Baltic Dry Index says it all how great is this global recovery |
When the BDI decreases, every other consumer/producer in the global value chain wins. Since the BDI measures procurement costs, when these costs go down, producers benefit from increased margins, and consumers benefit from lower prices for finished products. BDI has direction relation with commodity demand, Oil prices and labor relation.
Commodity Demand - This is determined mainly by industrial production and energy demand. If commodity demand is strong, BDI rates will increase regardless of spot rates for those commodities.

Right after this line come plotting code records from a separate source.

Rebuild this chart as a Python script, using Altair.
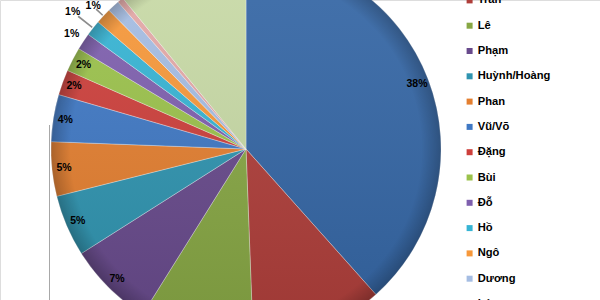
import altair as alt
import pandas as pd

names = ["Nguyễn", "Trần", "Lê", "Phạm", "Huỳnh/Hoàng", "Phan", "Vũ/Võ", "Đặng",
         "Bùi", "Đỗ", "Hồ", "Ngô", "Dương", "Lý", "Khác"]
values = [38.4, 11.0, 9.5, 7.1, 5.1, 4.5, 3.9, 2.1, 2.0, 1.4, 1.3, 1.3, 1.0, 0.5, 10.9]
colors = ["#3466A5", "#AF3E3A", "#87A744", "#684A8C", "#2F94B0", "#E47F30",
          "#3F78C4", "#CD3F3B", "#9BC24B", "#7E5FAE", "#36B4D4", "#F7983A",
          "#A5BDE3", "#E4A8A7", "#C8DAA6"]

df = pd.DataFrame({"name": names, "value": values, "i": list(range(len(names)))})

CX, CY, R = 246, 149, 195

base = alt.Chart(df).transform_calculate(
    label="round(datum.value) + '%'"
)

border = alt.Chart(pd.DataFrame({"k": [0]})).mark_rule(color="#A8A8A8", strokeWidth=1).encode(
    x=alt.value(49.5), y=alt.value(125), y2=alt.value(300)
)

pie = base.mark_arc(radius=R, stroke="white", strokeWidth=0.6, strokeOpacity=0.55).encode(
    theta=alt.Theta("value:Q", stack=True),
    order=alt.Order("i:Q", sort="ascending"),
    color=alt.Color(
        "name:N",
        scale=alt.Scale(domain=names, range=colors),
        legend=alt.Legend(
            orient="none", legendX=464, legendY=-30.5, title=None,
            symbolType="square", symbolSize=36, symbolStrokeWidth=0,
            labelFont="Liberation Sans", labelFontSize=11.2, labelFontWeight="bold",
            labelColor="black", rowPadding=13.3, labelOffset=2.5, padding=0,
            labelLimit=200,
        ),
    ),
    x=alt.value(CX), y=alt.value(CY),
)

one = pd.DataFrame({"k": [0]})
rim = alt.Chart(one).mark_arc(
    radius=R, theta=0, theta2=6.2831853,
    color={"gradient": "radial", "x1": 0.5, "y1": 0.5, "x2": 0.5, "y2": 0.5, "r1": 0, "r2": 0.5,
           "stops": [{"offset": 0, "color": "rgba(0,0,0,0)"},
                     {"offset": 0.9, "color": "rgba(0,0,0,0)"},
                     {"offset": 1, "color": "rgba(0,0,0,0.22)"}]},
).encode(x=alt.value(CX), y=alt.value(CY))

shade = alt.Chart(one).mark_arc(
    radius=R, theta=0, theta2=6.2831853,
    color={"gradient": "linear", "x1": 0, "y1": 0, "x2": 0, "y2": 1,
           "stops": [{"offset": 0, "color": "rgba(255,255,255,0.08)"},
                     {"offset": 1, "color": "rgba(0,0,0,0.10)"}]},
).encode(x=alt.value(CX), y=alt.value(CY))

mids = alt.Chart(df).transform_window(
    cum="sum(value)", sort=[alt.SortField("i")], frame=[None, 0]
).transform_joinaggregate(total="sum(value)").transform_calculate(
    mid="(datum.cum - datum.value / 2) / datum.total * 2 * PI",
    a1="datum.mid - 0.004",
    a2="datum.mid + 0.004",
)

lead_ho = mids.transform_filter(alt.datum.name == "Hồ").mark_arc(
    radius=196, radius2=214, color="#8C8C8C"
).encode(theta=alt.Theta("a1:Q", scale=None), theta2="a2:Q", x=alt.value(CX), y=alt.value(CY))

lead_ngo = mids.transform_filter(alt.datum.name == "Ngô").mark_arc(
    radius=196, radius2=205, color="#8C8C8C"
).encode(theta=alt.Theta("a1:Q", scale=None), theta2="a2:Q", x=alt.value(CX), y=alt.value(CY))

txt_style = dict(font="Liberation Sans", fontSize=10.5, fontWeight="bold", color="black",
                 align="center", baseline="middle")


def labels(sel, r):
    return base.transform_calculate(
        show=alt.expr.indexof(sel, alt.datum.name) >= 0
    ).mark_text(radius=r, **txt_style).encode(
        theta=alt.Theta("value:Q", stack=True),
        order=alt.Order("i:Q", sort="ascending"),
        text=alt.condition("datum.show", alt.Text("label:N"), alt.value("")),
        x=alt.value(CX), y=alt.value(CY),
    )


small = ["Đỗ", "Hồ", "Ngô", "Dương", "Lý"]
inner = labels([n for n in names if n not in small], 183)
outer1 = labels(["Đỗ", "Ngô"], 209)
outer2 = labels(["Hồ"], 221)

chart = alt.layer(border, pie, shade, rim, lead_ho, lead_ngo, inner, outer1, outer2).properties(
    width=600, height=300, autosize=alt.AutoSizeParams(type="none"), padding=0
).configure_view(stroke=None).configure(background="white")

chart.save("out.html", embed_options={"renderer": "svg", "actions": False})
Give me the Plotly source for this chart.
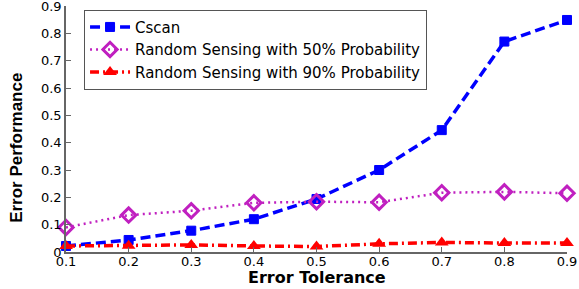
import plotly.graph_objects as go

x_vals = [0.1, 0.2, 0.3, 0.4, 0.5, 0.6, 0.7, 0.8, 0.9]
cscan = [0.022, 0.044, 0.078, 0.12, 0.194, 0.30, 0.446, 0.77, 0.849]
rand50 = [0.09, 0.135, 0.151, 0.18, 0.184, 0.182, 0.217, 0.22, 0.215]
rand90 = [0.022, 0.023, 0.026, 0.022, 0.02, 0.03, 0.035, 0.033, 0.033]
names = ["Cscan", "Random Sensing with 50% Probability", "Random Sensing with 90% Probability"]
x_ticks = [0.1, 0.2, 0.3, 0.4, 0.5, 0.6, 0.7, 0.8, 0.9]
y_ticks = [0, 0.1, 0.2, 0.3, 0.4, 0.5, 0.6, 0.7, 0.8, 0.9]
y_tick_text = ["0", "0.1", "0.2", "0.3", "0.4", "0.5", "0.6", "0.7", "0.8", "0.9"]
x_title = "Error Tolerance"
y_title = "Error Performance"

fig = go.Figure()
fig.add_trace(go.Scatter(
    x=x_vals, y=cscan, name=names[0], mode="lines+markers",
    line=dict(color="#0000FF", width=3.5, dash="10px,5px"),
    marker=dict(symbol="square", size=9, color="#0000FF",
                line=dict(color="#0000FF", width=1)),
    cliponaxis=False))
fig.add_trace(go.Scatter(
    x=x_vals, y=rand50, name=names[1], mode="lines+markers",
    line=dict(color="#C020C0", width=2.5, dash="2px,4px"),
    marker=dict(symbol="diamond-open", size=11, color="#C020C0",
                line=dict(color="#C020C0", width=3)),
    cliponaxis=False))
fig.add_trace(go.Scatter(
    x=x_vals, y=rand90, name=names[2], mode="lines+markers",
    line=dict(color="#FF0000", width=3.5, dash="9px,4px,2px,4px"),
    marker=dict(symbol="triangle-up", size=12, color="#FF0000"),
    cliponaxis=False))

fig.update_layout(
    width=579, height=289,
    margin=dict(l=66, r=12, t=6, b=37),
    paper_bgcolor="white", plot_bgcolor="white",
    font=dict(family="DejaVu Sans, Arial, sans-serif", size=13, color="black"),
    showlegend=True,
    legend=dict(x=0.036, y=0.985, xanchor="left", yanchor="top",
                bgcolor="white", bordercolor="#555555", borderwidth=1,
                font=dict(size=15), tracegroupgap=0, itemwidth=40),
    annotations=[
        dict(text="<b>" + x_title + "</b>", xref="paper", yref="paper",
             x=0.5, y=-0.103, xanchor="center", yanchor="middle", showarrow=False,
             font=dict(family="DejaVu Sans, Arial, sans-serif", size=16)),
        dict(text="<b>" + y_title + "</b>", xref="paper", yref="paper",
             x=-0.098, y=0.423, xanchor="center", yanchor="middle", showarrow=False,
             textangle=-90,
             font=dict(family="Liberation Sans, Arial, sans-serif", size=17)),
    ],
)
fig.update_xaxes(
    range=[0.1, 0.9], tickvals=x_ticks, ticktext=[str(v) for v in x_ticks],
    showgrid=False, zeroline=False, showline=True, linecolor="#666666", linewidth=1.5,
    ticks="inside", ticklen=5, tickcolor="#666666", automargin=False,
    ticklabeloverflow="allow", ticklabelstandoff=-3, tickfont=dict(size=13))
fig.update_yaxes(
    range=[0, 0.9001], tickvals=y_ticks, ticktext=y_tick_text,
    showgrid=False, zeroline=False, showline=True, linecolor="#666666", linewidth=1.5,
    ticks="inside", ticklen=5, tickcolor="#666666", automargin=False,
    ticklabeloverflow="allow", tickfont=dict(size=13))

fig.write_html("out.html", config={"displayModeBar": False},
               post_script="document.body.style.margin='0';")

Companies that have contracted out spot rates will show increased demand through paying more for shipping of the materials. As more coal and steel are being demanded by China, so will the rates for dry bulk shipping increase.
Bunker Prices - Bunker fuel is a type of fuel oil a ship uses for propulsion. Bunker fuel accounts for between a quarter and a third of vessel operating costs. Higher crude oil prices also mean higher bunker fuel prices which will be reflected in higher BDI prices. So, just as higher oil prices will put a damper on Airline company margins, they will squeeze margins for dry bulk operators
Labor Relations - Nothing is loaded or unloaded from ships without labor. A dropping BDI suggest less labor required.
At present stock market is ignoring even BDI but sooner the market will come to reality. http://www.bloomberg.com/quote/BDIY:IND Buy any bear stock like FAZ, ERY, TZA, SDOW, SOXS, VIX, VXX, TVIX at Tuesday close. Below chart shows S&P500 performance when BDI declined. Usually the effect decline in BDI in S&P500 is seen after 1 month to 6 month time. Currently BDI has dropped over 50% since October.